(Rows from a dataset of charts and code)
====

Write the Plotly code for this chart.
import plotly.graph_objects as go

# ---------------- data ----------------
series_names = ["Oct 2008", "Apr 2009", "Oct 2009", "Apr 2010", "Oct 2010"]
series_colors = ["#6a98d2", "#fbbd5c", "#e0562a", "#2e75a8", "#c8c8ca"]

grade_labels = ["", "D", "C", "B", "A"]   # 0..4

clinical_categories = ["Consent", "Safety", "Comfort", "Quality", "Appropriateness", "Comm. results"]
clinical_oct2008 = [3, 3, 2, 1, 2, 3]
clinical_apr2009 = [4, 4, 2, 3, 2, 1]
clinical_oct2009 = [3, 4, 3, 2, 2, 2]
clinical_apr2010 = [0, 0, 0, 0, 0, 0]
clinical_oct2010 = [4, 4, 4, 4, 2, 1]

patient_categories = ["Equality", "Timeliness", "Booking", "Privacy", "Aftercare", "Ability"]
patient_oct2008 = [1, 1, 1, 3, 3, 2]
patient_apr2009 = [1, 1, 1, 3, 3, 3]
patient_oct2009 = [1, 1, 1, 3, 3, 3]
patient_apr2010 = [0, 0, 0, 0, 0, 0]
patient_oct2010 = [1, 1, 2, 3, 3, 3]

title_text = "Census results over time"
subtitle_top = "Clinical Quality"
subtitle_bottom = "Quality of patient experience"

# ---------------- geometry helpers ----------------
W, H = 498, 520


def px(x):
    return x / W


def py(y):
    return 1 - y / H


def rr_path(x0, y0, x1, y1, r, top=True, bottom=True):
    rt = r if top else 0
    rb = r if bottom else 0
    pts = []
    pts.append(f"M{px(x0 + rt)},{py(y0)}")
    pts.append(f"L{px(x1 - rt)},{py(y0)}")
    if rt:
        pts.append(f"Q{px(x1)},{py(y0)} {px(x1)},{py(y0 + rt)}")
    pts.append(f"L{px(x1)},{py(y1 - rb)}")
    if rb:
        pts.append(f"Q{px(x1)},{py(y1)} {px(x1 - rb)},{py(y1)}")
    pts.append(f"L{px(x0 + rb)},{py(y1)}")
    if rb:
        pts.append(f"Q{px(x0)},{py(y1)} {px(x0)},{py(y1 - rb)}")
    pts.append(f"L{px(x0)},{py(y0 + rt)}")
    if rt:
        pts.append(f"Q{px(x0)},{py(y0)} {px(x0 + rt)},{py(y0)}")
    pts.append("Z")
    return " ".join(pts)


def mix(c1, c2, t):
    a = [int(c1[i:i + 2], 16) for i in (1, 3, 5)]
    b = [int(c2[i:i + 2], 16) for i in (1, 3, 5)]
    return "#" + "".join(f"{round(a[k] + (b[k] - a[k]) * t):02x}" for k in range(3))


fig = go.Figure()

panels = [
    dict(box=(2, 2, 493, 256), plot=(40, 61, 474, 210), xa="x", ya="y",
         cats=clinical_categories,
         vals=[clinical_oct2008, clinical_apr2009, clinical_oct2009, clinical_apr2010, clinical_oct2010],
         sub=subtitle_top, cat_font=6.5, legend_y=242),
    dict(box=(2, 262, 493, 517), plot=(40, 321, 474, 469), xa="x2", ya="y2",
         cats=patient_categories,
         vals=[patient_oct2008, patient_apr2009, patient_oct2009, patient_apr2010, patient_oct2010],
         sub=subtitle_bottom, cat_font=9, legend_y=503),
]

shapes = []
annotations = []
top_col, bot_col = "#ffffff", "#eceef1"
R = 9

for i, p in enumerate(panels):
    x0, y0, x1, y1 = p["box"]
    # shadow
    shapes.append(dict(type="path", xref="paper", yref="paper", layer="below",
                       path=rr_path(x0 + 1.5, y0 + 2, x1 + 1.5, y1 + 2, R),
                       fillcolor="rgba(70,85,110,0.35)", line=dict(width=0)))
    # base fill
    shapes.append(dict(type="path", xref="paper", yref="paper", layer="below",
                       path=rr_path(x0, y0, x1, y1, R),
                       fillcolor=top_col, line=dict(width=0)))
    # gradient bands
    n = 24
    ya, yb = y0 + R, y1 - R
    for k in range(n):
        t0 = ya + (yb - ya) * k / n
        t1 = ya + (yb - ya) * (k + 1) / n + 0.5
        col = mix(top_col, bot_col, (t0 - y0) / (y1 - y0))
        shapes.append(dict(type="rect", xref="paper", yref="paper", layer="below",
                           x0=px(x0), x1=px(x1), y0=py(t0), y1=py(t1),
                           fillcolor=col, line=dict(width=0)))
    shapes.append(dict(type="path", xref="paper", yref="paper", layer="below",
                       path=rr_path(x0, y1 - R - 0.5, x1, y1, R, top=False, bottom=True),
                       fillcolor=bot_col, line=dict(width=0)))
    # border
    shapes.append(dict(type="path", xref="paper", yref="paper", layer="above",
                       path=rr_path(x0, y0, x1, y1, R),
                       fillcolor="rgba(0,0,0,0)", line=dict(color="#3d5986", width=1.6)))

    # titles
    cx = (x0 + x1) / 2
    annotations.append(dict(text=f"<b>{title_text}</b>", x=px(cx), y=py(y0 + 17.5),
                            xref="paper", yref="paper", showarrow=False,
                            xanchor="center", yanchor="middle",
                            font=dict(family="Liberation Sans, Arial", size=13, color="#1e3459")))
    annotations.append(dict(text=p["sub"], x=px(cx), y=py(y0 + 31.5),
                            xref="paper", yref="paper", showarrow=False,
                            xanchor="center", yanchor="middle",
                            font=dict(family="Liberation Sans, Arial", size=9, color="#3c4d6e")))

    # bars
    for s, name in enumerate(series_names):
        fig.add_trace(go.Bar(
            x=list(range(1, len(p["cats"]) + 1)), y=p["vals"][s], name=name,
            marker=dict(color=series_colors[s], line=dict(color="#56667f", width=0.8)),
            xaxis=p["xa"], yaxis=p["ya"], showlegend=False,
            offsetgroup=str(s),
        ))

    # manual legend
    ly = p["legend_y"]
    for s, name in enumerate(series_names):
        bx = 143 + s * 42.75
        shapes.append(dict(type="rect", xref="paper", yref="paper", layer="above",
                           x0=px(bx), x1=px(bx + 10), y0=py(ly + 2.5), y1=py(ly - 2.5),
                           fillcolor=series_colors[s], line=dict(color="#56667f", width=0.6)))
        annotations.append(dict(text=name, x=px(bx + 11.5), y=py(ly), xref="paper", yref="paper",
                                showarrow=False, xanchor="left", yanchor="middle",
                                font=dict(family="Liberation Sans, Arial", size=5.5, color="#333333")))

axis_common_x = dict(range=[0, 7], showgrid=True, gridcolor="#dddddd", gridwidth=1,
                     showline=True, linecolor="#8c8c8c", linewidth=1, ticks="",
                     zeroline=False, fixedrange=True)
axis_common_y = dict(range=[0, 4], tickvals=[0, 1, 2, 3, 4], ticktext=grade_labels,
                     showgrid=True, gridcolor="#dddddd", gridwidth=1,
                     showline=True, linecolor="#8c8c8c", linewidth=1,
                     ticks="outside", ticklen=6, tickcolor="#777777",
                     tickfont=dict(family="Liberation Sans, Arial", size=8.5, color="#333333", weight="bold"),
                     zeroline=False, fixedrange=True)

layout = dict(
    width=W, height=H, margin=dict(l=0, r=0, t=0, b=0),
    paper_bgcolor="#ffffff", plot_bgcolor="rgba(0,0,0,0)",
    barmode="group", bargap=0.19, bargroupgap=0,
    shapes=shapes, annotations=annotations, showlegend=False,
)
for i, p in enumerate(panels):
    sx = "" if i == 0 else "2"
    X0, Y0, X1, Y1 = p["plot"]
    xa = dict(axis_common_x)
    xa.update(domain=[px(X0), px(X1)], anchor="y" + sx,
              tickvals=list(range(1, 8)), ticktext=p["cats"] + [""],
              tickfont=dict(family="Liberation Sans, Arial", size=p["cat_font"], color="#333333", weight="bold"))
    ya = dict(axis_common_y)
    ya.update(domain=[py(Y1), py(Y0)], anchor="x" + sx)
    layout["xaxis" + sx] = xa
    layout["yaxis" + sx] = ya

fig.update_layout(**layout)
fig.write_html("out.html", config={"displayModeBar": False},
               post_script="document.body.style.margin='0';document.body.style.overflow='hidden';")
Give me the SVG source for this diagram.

====

* **PROBLEM**
Repeat, word for word, the lines from the opening of the material through the line containing "return 1 - y / H".

* **REPLY TO THE EXERCISE**
Write the Plotly code for this chart.
import plotly.graph_objects as go

# ---------------- data ----------------
series_names = ["Oct 2008", "Apr 2009", "Oct 2009", "Apr 2010", "Oct 2010"]
series_colors = ["#6a98d2", "#fbbd5c", "#e0562a", "#2e75a8", "#c8c8ca"]

grade_labels = ["", "D", "C", "B", "A"]   # 0..4

clinical_categories = ["Consent", "Safety", "Comfort", "Quality", "Appropriateness", "Comm. results"]
clinical_oct2008 = [3, 3, 2, 1, 2, 3]
clinical_apr2009 = [4, 4, 2, 3, 2, 1]
clinical_oct2009 = [3, 4, 3, 2, 2, 2]
clinical_apr2010 = [0, 0, 0, 0, 0, 0]
clinical_oct2010 = [4, 4, 4, 4, 2, 1]

patient_categories = ["Equality", "Timeliness", "Booking", "Privacy", "Aftercare", "Ability"]
patient_oct2008 = [1, 1, 1, 3, 3, 2]
patient_apr2009 = [1, 1, 1, 3, 3, 3]
patient_oct2009 = [1, 1, 1, 3, 3, 3]
patient_apr2010 = [0, 0, 0, 0, 0, 0]
patient_oct2010 = [1, 1, 2, 3, 3, 3]

title_text = "Census results over time"
subtitle_top = "Clinical Quality"
subtitle_bottom = "Quality of patient experience"

# ---------------- geometry helpers ----------------
W, H = 498, 520


def px(x):
    return x / W


def py(y):
    return 1 - y / H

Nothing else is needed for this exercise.